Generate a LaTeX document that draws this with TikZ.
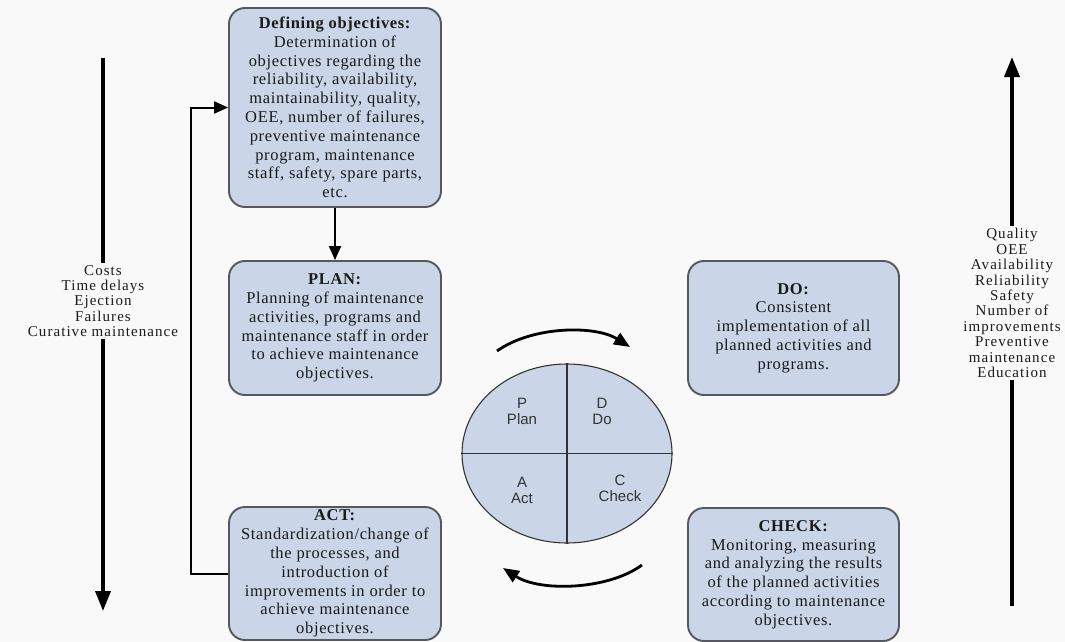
\documentclass[tikz,border=0pt]{standalone}
\usepackage{fontspec}
\setmainfont{Liberation Serif}
\newfontfamily\labelsans{Liberation Sans}
\usetikzlibrary{arrows.meta,shapes.geometric}

\definecolor{paper}{HTML}{F9F9F9}
\definecolor{boxfill}{HTML}{CAD5E8}
\definecolor{boxedge}{HTML}{55585F}
\definecolor{ink}{HTML}{1A1A1A}
\definecolor{cycink}{HTML}{333333}

\begin{document}
\begin{tikzpicture}[x=1pt,y=-1pt,
  stagebox/.style={draw=boxedge, line width=1.9pt, fill=boxfill,
    rounded corners=16pt, minimum width=212pt, align=center, text=ink,
    inner sep=0pt,
    font=\fontsize{16.5}{18.8}\selectfont\addfontfeature{LetterSpace=4}},
  sidetext/.style={align=center, text=ink, inner sep=2pt,
    font=\fontsize{15}{15.4}\selectfont\addfontfeature{LetterSpace=7}},
  quadtext/.style={align=center, text=cycink,
    font=\labelsans\fontsize{15}{16}\selectfont},
  bigarrow/.style={line width=3.6pt, -{Triangle[length=20pt,width=15pt]}},
  flow/.style={line width=2pt, -{Triangle[length=14pt,width=12pt]}},
  cyclearrow/.style={line width=2.8pt, -{Triangle[length=16pt,width=13pt]}}
]
% canvas
\fill[paper] (0,0) rectangle (1065,642);
\useasboundingbox (0,0) rectangle (1065,642);

% stage boxes
\node[stagebox, minimum height=199pt] (def) at (335,107.5)
  {\textbf{Defining objectives:}\\Determination of\\objectives regarding the\\
   reliability, availability,\\maintainability, quality,\\OEE, number of failures,\\
   preventive maintenance\\program, maintenance\\staff, safety, spare parts,\\etc.};
\node[stagebox, minimum height=134pt] (plan) at (335,328)
  {\textbf{PLAN:}\\Planning of maintenance\\activities, programs and\\
   maintenance staff in order\\to achieve maintenance\\objectives.};
\node[stagebox, minimum height=133pt] (act) at (335,573.5)
  {\textbf{ACT:}\\Standardization/change of\\the processes, and\\introduction of\\
   improvements in order to\\achieve maintenance\\objectives.};
\node[stagebox, minimum width=211pt, minimum height=134pt] (do) at (793.5,328)
  {\textbf{DO:}\\Consistent\\implementation of all\\planned activities and\\programs.};
\node[stagebox, minimum width=211pt, minimum height=133pt] (check) at (793.5,574.5)
  {\textbf{CHECK:}\\Monitoring, measuring\\and analyzing the results\\
   of the planned activities\\according to maintenance\\objectives.};

% connectors between stages
\draw[flow] (def.south) -- (plan.north);
\draw[flow] (act.west) -- ++(-37,0) |- (def.west);

% PDCA wheel
\node[ellipse, draw=cycink, line width=1.1pt, fill=boxfill, inner sep=0pt,
      minimum width=210pt, minimum height=179pt] (cyc) at (567,453.5) {};
\draw[cycink, line width=1.1pt] (cyc.north) -- (cyc.south);
\draw[cycink, line width=1.1pt] (cyc.west) -- (cyc.east);
\node[quadtext] (qp) at (522,411) {P\\Plan};
\node[quadtext] (qd) at (602,411) {D\\Do};
\node[quadtext] (qa) at (522,490) {A\\Act};
\node[quadtext] (qc) at (620,488) {C\\Check};

% rotation arrows around the wheel
\coordinate (topfrom) at (497,351);
\coordinate (topto) at (630,347);
\coordinate (botfrom) at (642,565);
\coordinate (botto) at (503,568);
\draw[cyclearrow] (topfrom) .. controls (532,326) and (595,325) .. (topto);
\draw[cyclearrow] (botfrom) .. controls (608,590) and (540,592) .. (botto);

% negative indicators (decreasing)
\node[sidetext] (neg) at (103,301)
  {Costs\\Time delays\\Ejection\\Failures\\Curative maintenance};
\coordinate (negtop) at (103,58);
\coordinate (negend) at (103,611);
\draw[line width=3.6pt] (negtop) -- (neg.north);
\draw[bigarrow] (neg.south) -- (negend);

% positive indicators (increasing)
\node[sidetext] (pos) at (1012,303)
  {Quality\\OEE\\Availability\\Reliability\\Safety\\Number of\\improvements\\
   Preventive\\maintenance\\Education};
\coordinate (posend) at (1012,57);
\coordinate (posbase) at (1012,606);
\draw[line width=3.6pt] (posbase) -- (pos.south);
\draw[bigarrow] (pos.north) -- (posend);
\end{tikzpicture}
\end{document}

________________________________________

§ GOAL OF THE EXERCISE:
Return the material exactly as given, apart from the pictures.

§ OUTPUT BELOW:
Generate a LaTeX document that draws this with TikZ.
\documentclass[tikz,border=0pt]{standalone}
\usepackage{fontspec}
\setmainfont{Liberation Serif}
\newfontfamily\labelsans{Liberation Sans}
\usetikzlibrary{arrows.meta,shapes.geometric}

\definecolor{paper}{HTML}{F9F9F9}
\definecolor{boxfill}{HTML}{CAD5E8}
\definecolor{boxedge}{HTML}{55585F}
\definecolor{ink}{HTML}{1A1A1A}
\definecolor{cycink}{HTML}{333333}

\begin{document}
\begin{tikzpicture}[x=1pt,y=-1pt,
  stagebox/.style={draw=boxedge, line width=1.9pt, fill=boxfill,
    rounded corners=16pt, minimum width=212pt, align=center, text=ink,
    inner sep=0pt,
    font=\fontsize{16.5}{18.8}\selectfont\addfontfeature{LetterSpace=4}},
  sidetext/.style={align=center, text=ink, inner sep=2pt,
    font=\fontsize{15}{15.4}\selectfont\addfontfeature{LetterSpace=7}},
  quadtext/.style={align=center, text=cycink,
    font=\labelsans\fontsize{15}{16}\selectfont},
  bigarrow/.style={line width=3.6pt, -{Triangle[length=20pt,width=15pt]}},
  flow/.style={line width=2pt, -{Triangle[length=14pt,width=12pt]}},
  cyclearrow/.style={line width=2.8pt, -{Triangle[length=16pt,width=13pt]}}
]
% canvas
\fill[paper] (0,0) rectangle (1065,642);
\useasboundingbox (0,0) rectangle (1065,642);

% stage boxes
\node[stagebox, minimum height=199pt] (def) at (335,107.5)
  {\textbf{Defining objectives:}\\Determination of\\objectives regarding the\\
   reliability, availability,\\maintainability, quality,\\OEE, number of failures,\\
   preventive maintenance\\program, maintenance\\staff, safety, spare parts,\\etc.};
\node[stagebox, minimum height=134pt] (plan) at (335,328)
  {\textbf{PLAN:}\\Planning of maintenance\\activities, programs and\\
   maintenance staff in order\\to achieve maintenance\\objectives.};
\node[stagebox, minimum height=133pt] (act) at (335,573.5)
  {\textbf{ACT:}\\Standardization/change of\\the processes, and\\introduction of\\
   improvements in order to\\achieve maintenance\\objectives.};
\node[stagebox, minimum width=211pt, minimum height=134pt] (do) at (793.5,328)
  {\textbf{DO:}\\Consistent\\implementation of all\\planned activities and\\programs.};
\node[stagebox, minimum width=211pt, minimum height=133pt] (check) at (793.5,574.5)
  {\textbf{CHECK:}\\Monitoring, measuring\\and analyzing the results\\
   of the planned activities\\according to maintenance\\objectives.};

% connectors between stages
\draw[flow] (def.south) -- (plan.north);
\draw[flow] (act.west) -- ++(-37,0) |- (def.west);

% PDCA wheel
\node[ellipse, draw=cycink, line width=1.1pt, fill=boxfill, inner sep=0pt,
      minimum width=210pt, minimum height=179pt] (cyc) at (567,453.5) {};
\draw[cycink, line width=1.1pt] (cyc.north) -- (cyc.south);
\draw[cycink, line width=1.1pt] (cyc.west) -- (cyc.east);
\node[quadtext] (qp) at (522,411) {P\\Plan};
\node[quadtext] (qd) at (602,411) {D\\Do};
\node[quadtext] (qa) at (522,490) {A\\Act};
\node[quadtext] (qc) at (620,488) {C\\Check};

% rotation arrows around the wheel
\coordinate (topfrom) at (497,351);
\coordinate (topto) at (630,347);
\coordinate (botfrom) at (642,565);
\coordinate (botto) at (503,568);
\draw[cyclearrow] (topfrom) .. controls (532,326) and (595,325) .. (topto);
\draw[cyclearrow] (botfrom) .. controls (608,590) and (540,592) .. (botto);

% negative indicators (decreasing)
\node[sidetext] (neg) at (103,301)
  {Costs\\Time delays\\Ejection\\Failures\\Curative maintenance};
\coordinate (negtop) at (103,58);
\coordinate (negend) at (103,611);
\draw[line width=3.6pt] (negtop) -- (neg.north);
\draw[bigarrow] (neg.south) -- (negend);

% positive indicators (increasing)
\node[sidetext] (pos) at (1012,303)
  {Quality\\OEE\\Availability\\Reliability\\Safety\\Number of\\improvements\\
   Preventive\\maintenance\\Education};
\coordinate (posend) at (1012,57);
\coordinate (posbase) at (1012,606);
\draw[line width=3.6pt] (posbase) -- (pos.south);
\draw[bigarrow] (pos.north) -- (posend);
\end{tikzpicture}
\end{document}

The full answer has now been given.